Wer paßt aber nun am besten zusammen? Beim Lösen dieser Aufgabe hilft der MBTI, der Myers-Briggs-Typenindikator. Um ein nahezu ideales Team aufzustellen, eignet sich das Konzept der Funktionstypen, deren geistiger Vater der Psychoanalytiker C.G. Jung ist. Seine Typentheorie geht davon aus, daß Menschen unterschiedliche persönliche Präferenzen besitzen. Es gibt Rechtshänder, es gibt Linkshänder und Menschen, die beide Hände gleich stark einsetzen können. Aber welche Präferenzen stark und welche Präferenzen weniger stark ausgeprägt sind, ist von Mensch zu Mensch verschieden. Und genau diese persönlichen Präferenzen steuern das Verhalten.

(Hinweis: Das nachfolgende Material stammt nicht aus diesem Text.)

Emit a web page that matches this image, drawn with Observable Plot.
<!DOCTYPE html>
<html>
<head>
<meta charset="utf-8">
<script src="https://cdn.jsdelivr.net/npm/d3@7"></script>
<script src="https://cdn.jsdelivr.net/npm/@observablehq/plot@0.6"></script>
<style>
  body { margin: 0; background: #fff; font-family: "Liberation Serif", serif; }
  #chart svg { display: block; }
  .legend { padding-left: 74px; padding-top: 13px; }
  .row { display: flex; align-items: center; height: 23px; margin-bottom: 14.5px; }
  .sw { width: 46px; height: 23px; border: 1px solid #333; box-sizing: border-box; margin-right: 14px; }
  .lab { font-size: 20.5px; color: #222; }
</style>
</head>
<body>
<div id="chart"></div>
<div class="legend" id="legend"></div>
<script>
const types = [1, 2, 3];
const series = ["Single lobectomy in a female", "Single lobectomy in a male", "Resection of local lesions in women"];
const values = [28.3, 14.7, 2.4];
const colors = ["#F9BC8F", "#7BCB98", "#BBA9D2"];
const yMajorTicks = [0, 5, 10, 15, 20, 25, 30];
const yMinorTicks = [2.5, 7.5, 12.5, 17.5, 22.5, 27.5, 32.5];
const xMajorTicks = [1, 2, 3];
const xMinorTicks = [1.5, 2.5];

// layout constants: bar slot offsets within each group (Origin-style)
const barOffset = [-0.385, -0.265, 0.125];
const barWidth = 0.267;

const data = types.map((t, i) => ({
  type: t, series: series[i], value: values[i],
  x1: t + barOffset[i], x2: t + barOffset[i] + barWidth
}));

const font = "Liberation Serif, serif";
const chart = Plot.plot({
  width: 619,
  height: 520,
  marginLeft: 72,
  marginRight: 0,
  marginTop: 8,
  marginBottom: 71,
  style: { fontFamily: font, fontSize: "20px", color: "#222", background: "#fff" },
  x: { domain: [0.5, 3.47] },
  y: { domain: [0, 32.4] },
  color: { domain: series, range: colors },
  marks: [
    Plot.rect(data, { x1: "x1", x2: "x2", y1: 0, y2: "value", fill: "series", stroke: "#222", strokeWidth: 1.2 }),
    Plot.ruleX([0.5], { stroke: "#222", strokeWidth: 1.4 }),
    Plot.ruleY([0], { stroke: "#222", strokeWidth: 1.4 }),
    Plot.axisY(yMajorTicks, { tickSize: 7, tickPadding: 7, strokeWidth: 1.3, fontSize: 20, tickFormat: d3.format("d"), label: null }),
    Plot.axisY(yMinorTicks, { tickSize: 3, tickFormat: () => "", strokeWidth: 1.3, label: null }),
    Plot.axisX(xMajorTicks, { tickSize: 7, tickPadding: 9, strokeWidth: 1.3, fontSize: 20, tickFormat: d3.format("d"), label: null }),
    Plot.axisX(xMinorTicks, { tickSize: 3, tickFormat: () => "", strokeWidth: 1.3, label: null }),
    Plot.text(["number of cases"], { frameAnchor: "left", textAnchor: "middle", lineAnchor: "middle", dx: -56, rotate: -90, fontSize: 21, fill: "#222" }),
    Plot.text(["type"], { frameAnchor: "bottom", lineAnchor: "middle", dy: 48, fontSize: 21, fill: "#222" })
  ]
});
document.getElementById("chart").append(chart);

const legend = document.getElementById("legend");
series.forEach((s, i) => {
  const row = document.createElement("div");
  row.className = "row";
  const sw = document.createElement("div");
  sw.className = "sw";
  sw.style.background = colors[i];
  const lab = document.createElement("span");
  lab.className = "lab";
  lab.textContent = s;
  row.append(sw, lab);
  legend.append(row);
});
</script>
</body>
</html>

Sitzen so unterschiedliche Typen wie der umtriebige Macher (nach MBTI ein „ESTJ“, s. Kasten), der intellektuelle Problemlöser („INTP“) und der harmoniebedürftige Organisator („ENFJ“) an einem Tisch, kommt es leicht zu Störungen in der Kommunikation. Denn jeder einzelne Typ löst die Probleme anders. Und keiner hat Verständnis dafür, warum die Kollegen Dinge anders sehen, empfinden und damit umgehen.

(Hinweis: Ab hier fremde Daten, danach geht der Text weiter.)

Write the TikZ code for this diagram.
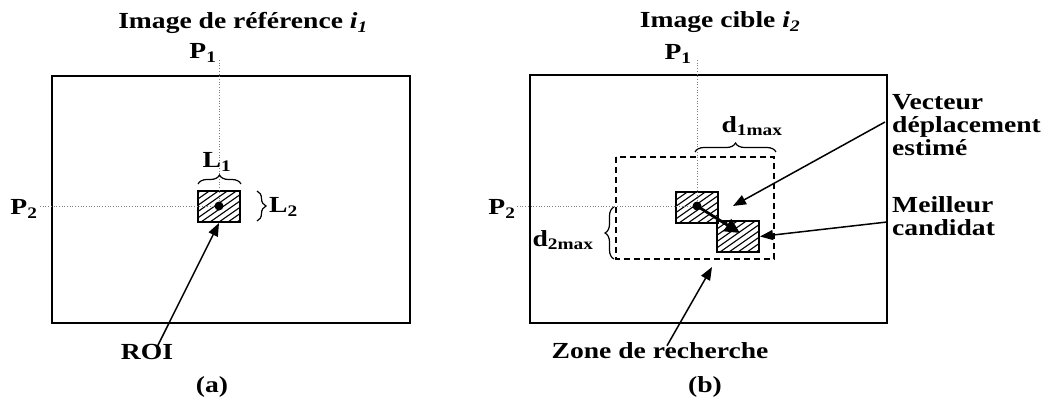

Genau hier setzt der MBTI an. Reiner Blank, Autor der deutschen Version des MBTI, Lizenzgeber und langjähriger Trainer, erklärt: „Die Typologie des MBTI dient dazu, die eigenen Denk-Kästchen kennenzulernen und sich bewußt zu werden, daß es sie gibt.“ Wer das weiß, kann andere Denk-Schablonen vorurteilsfrei wahrnehmen und die eigenen überwinden. Deshalb wird der MBTI häufig zur Teambildung eingesetzt. Die Teammitglieder erkennen die unterschiedlichen Herangehensweisen eines jeden einzelnen an eine Aufgabe und registrieren plötzlich: Es steckt keine böse Absicht dahinter, wenn Herr X ein Problem anders anpackt als Frau Y, sondern die jeweils individuelle Präferenz.
Dennoch soll ein Team nicht so zusammengestellt werden, daß nur Mitglieder mit ähnlichen Präferenzen zusammenfinden. Optimale Lösungen finden sich eben nicht, wenn alle im Team einer Meinung sind, sondern wenn Reibungen entstehen und ausgeräumt werden müssen. Mit Hilfe des MBTI wird festgestellt, welchen Ursprung die Reibungspunkte haben. Das Anwendungsgebiet des MBTI beschränkt sich freilich nicht nur auf die Teambildung. Die Wiesbadener Beraterin und Inhaberin der stairs-Beratungsgesellschaft Marlen Theiß nutzt den MBTI beispielsweise, um bei Kunden-Unternehmen Personal- und Organisationsentwicklungsprozesse einzuleiten. Ihre Begründung: „Der MBTI ist ein Instrument zur Personalentwicklung, das nicht wertet und nicht urteilt. Es bietet Raum zur Entwicklung eines Menschen.“ Der stairs-Chefin gefällt am MBTI, daß die Benutzer lernen, „mit Unterschieden umzugehen, Verständnis für andere zu bekommen, und sich einen Weg zu überlegen, wie der Zugang zum anderen möglich wird.“
Besonders effizient ist auch der Einsatz des Instruments im Coaching und bei der Bewerberauswahl. Erfolgreich ist das Instrument auf alle Fälle dann, wenn alle Mitarbeiter – Unternehmer, Manager und Sachbearbeiter – erkennen, daß jeder Typ für ganz bestimmte Aufgaben im Organismus Unternehmen gebraucht wird. Führt der MBTI dazu, daß Menschen selbstbewußt zu ihrem Typ stehen und andere Typen tolerieren, hat der Typenindikator seinen Zweck erfüllt. In unserem Fall traf der Abteilungsleiter mit Hilfe des MBTI eine Entscheidung, die sich als sehr effektiv erwies. Herr Stoll, Frau Thieme und Herr Müller bilden fortan ein Team, weil sie trotz – oder wegen – kleiner Reibungspunkte den besten Vorschlag für eine Spülmaschin unterbreiteten.
BEATE HENES-KARNAHL
Der Myers-Briggs-Typenindikator soll dem Personalchef helfen, welcher Mitarbeiter in welche Team-Schublade paßt.